PCB Industry Growth Rates and Book-to-Bill Ratios Announced
Rigid PCB shipments were up 3.7% and bookings decreased 7.7% in January 2011 from January 2010. The book-to-bill ratio for the North American rigid PCB industry in January 2011 edged up to 0.97.

Flexible circuit shipments in January 2011 were up 10.7% while bookings were up 5.3% compared to January 2010. The North American flexible circuit book-to-bill (B:B) ratio climbed above parity to 1.01.

For rigid PCBs and flexible circuits combined, industry shipments in January 2011 increased 4.3% from January 2010, as orders booked decreased 6.5% from January 2010. The combined (rigid and flex) industry B:B in January 2011 posted a slight gain to 0.97.

“Both rigid PCB and flexible circuit sales followed normal seasonal patterns in January, with rigid sales decreasing and flex sales rebounding,” says IPC president and CEO Denny McGuirk. “Orders still lag sales by a small margin. The good news is that sales in both segments are still ahead of the same month last year and the numbers look stable.”

The B:B ratios are calculated by dividing the value of orders booked over the past three months by the value of sales billed during the same period from companies in IPC’s survey sample. A ratio of more than 1.00 suggests that current demand is ahead of supply, which is a positive indicator for sales growth over the next two to three months.
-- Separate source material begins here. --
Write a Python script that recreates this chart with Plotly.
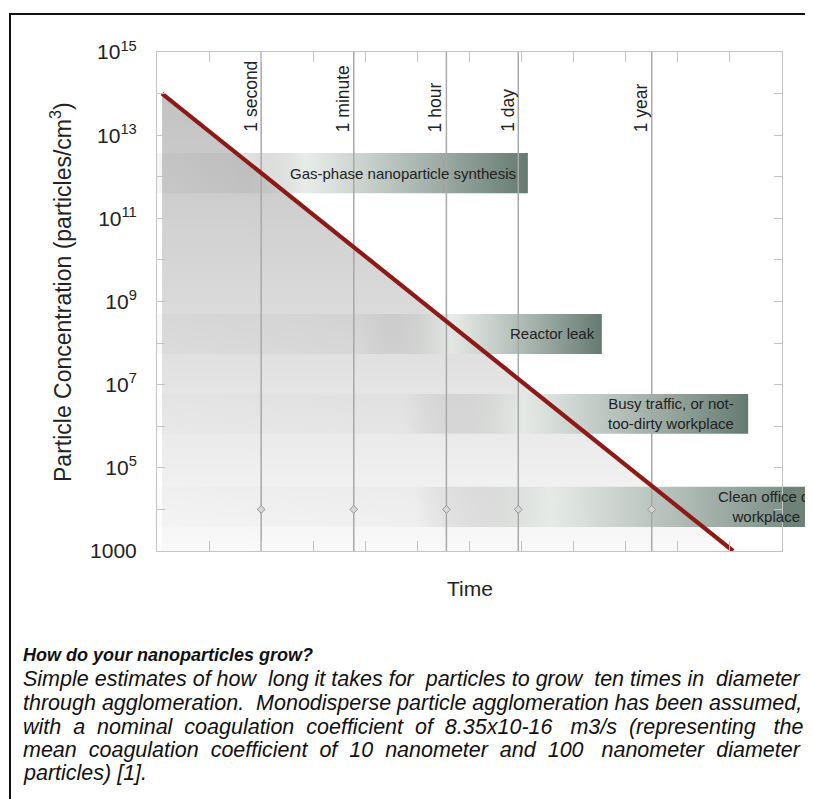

Book-to-bill ratios and growth rates for rigid PCBs and flexible circuits combined are heavily affected by the rigid PCB segment. Rigid PCBs represent an estimated 89% of the current PCB industry in North America, according to IPC’s World PCB Production Report.

Sales to the Military Market
Survey participants now report the percentage of their monthly sales to the military market. In January 2011, 26% of the participating companies’ sales were to the military market. Rigid PCB producers reported that military sales accounted for 24% of their sales for the month, and flexible circuit producers reported 46% military sales. The high proportion of military sales is one of the features of the North American PCB market that sets it apart from most PCB markets in other parts of the world.
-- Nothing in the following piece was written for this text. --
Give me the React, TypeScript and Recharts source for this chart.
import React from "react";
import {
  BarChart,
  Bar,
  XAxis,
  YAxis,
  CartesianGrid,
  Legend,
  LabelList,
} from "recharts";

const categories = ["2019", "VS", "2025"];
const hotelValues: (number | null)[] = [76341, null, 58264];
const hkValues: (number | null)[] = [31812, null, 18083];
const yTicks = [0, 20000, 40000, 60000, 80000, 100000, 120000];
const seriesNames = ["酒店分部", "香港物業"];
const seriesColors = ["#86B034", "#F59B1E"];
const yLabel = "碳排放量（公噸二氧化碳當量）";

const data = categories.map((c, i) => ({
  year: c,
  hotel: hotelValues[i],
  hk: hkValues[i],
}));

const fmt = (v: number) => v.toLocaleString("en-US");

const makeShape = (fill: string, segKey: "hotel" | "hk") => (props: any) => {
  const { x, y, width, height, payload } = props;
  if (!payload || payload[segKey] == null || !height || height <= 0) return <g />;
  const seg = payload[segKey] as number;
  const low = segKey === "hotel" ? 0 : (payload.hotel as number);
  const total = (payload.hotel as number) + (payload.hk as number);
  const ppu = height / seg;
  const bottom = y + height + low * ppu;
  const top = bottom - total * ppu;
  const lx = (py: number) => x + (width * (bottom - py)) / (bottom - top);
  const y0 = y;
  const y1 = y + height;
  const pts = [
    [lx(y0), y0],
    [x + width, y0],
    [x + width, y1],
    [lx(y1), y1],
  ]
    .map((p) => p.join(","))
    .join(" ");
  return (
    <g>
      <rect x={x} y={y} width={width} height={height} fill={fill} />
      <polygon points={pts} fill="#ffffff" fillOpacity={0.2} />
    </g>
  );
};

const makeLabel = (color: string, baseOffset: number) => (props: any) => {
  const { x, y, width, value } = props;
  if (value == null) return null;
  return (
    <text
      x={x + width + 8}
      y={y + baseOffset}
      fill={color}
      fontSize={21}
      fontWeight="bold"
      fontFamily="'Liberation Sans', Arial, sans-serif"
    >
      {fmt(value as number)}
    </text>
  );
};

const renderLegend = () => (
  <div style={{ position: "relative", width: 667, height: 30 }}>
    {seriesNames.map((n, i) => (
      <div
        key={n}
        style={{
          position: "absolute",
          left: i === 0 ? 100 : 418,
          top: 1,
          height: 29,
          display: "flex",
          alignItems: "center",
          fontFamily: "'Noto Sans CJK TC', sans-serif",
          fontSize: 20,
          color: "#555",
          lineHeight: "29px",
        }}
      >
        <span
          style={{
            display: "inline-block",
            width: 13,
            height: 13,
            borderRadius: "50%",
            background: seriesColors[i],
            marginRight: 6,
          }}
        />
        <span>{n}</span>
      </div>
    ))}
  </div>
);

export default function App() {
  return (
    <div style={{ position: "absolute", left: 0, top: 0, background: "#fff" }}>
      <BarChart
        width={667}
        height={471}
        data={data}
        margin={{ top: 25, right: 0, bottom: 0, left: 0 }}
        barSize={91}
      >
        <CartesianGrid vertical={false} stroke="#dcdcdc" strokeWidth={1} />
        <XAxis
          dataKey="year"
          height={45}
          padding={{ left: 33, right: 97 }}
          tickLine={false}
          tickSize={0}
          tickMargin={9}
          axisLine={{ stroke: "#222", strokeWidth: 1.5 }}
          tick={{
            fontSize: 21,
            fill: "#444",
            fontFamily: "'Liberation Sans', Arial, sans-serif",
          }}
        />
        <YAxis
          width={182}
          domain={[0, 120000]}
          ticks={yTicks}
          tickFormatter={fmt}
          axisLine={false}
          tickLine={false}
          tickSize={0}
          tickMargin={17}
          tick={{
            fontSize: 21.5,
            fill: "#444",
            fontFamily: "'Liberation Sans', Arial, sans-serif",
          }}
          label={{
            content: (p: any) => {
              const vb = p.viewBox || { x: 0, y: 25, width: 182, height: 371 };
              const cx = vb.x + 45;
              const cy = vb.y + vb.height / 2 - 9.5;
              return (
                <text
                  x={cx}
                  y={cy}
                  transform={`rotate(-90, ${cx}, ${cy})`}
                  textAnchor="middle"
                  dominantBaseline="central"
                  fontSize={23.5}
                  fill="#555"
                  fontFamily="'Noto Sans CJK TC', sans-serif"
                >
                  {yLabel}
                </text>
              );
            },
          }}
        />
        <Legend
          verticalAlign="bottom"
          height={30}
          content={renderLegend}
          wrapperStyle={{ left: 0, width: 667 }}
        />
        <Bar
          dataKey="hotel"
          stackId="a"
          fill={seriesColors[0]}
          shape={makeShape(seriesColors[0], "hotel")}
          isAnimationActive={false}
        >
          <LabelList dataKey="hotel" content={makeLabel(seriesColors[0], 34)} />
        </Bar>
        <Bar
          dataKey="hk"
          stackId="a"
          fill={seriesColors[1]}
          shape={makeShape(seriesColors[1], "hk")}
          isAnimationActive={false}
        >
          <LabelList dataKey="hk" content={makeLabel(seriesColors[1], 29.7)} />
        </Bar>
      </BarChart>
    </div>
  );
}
The Role of Domestic Production
IPC’s monthly survey of the North American PCB industry tracks bookings and shipments from US and Canadian facilities, which provide indicators of regional demand. These numbers do not measure US and Canadian PCB production. To track regional production trends, IPC asks survey participants for the percentage of their reported shipments that were produced domestically (i.e., in the USA or Canada). In January 2011, 81% of total PCB shipments reported were domestically produced. Domestic production accounted for 81% of rigid PCB and 86% of flexible circuit shipments in January by IPC’s survey participants. These numbers are significantly affected by the mix of companies in IPC’s survey sample, which changed slightly in January, but are kept constant through the remainder of the year.

Bare Circuits versus Assembly
Flexible circuit sales typically include value-added services such as assembly, in addition to the bare flex circuits. In January, the flexible circuit manufacturers in IPC’s survey sample indicated that bare circuits accounted for about 58% of their shipment value reported for the month. Assembly and other services make up a large and growing segment of flexible circuit producers’ businesses. This figure is also sensitive to changes in the survey sample, which may occur at the beginning of each calendar year.

Interpreting the Data
Year-on-year and year-to-date growth rates provide the most meaningful view of industry growth. Month-to-month comparisons should be made with caution as they may reflect cyclical effects. Because bookings tend to be more volatile than shipments, changes in the book-to-bill ratios from month to month may not be significant unless a trend of more than three consecutive months is apparent. It is also important to consider changes in bookings and shipments to understand what is driving changes in the book-to-bill ratio.

The information in IPC’s monthly PCB industry statistics is based on data provided by a representative sample of both rigid and flexible PCB manufacturers in the USA and Canada. IPC publishes the PCB Book-to-Bill Ratio and the PCB Statistical Program Report each month. Statistics for the previous month are not available until the last week of the following month.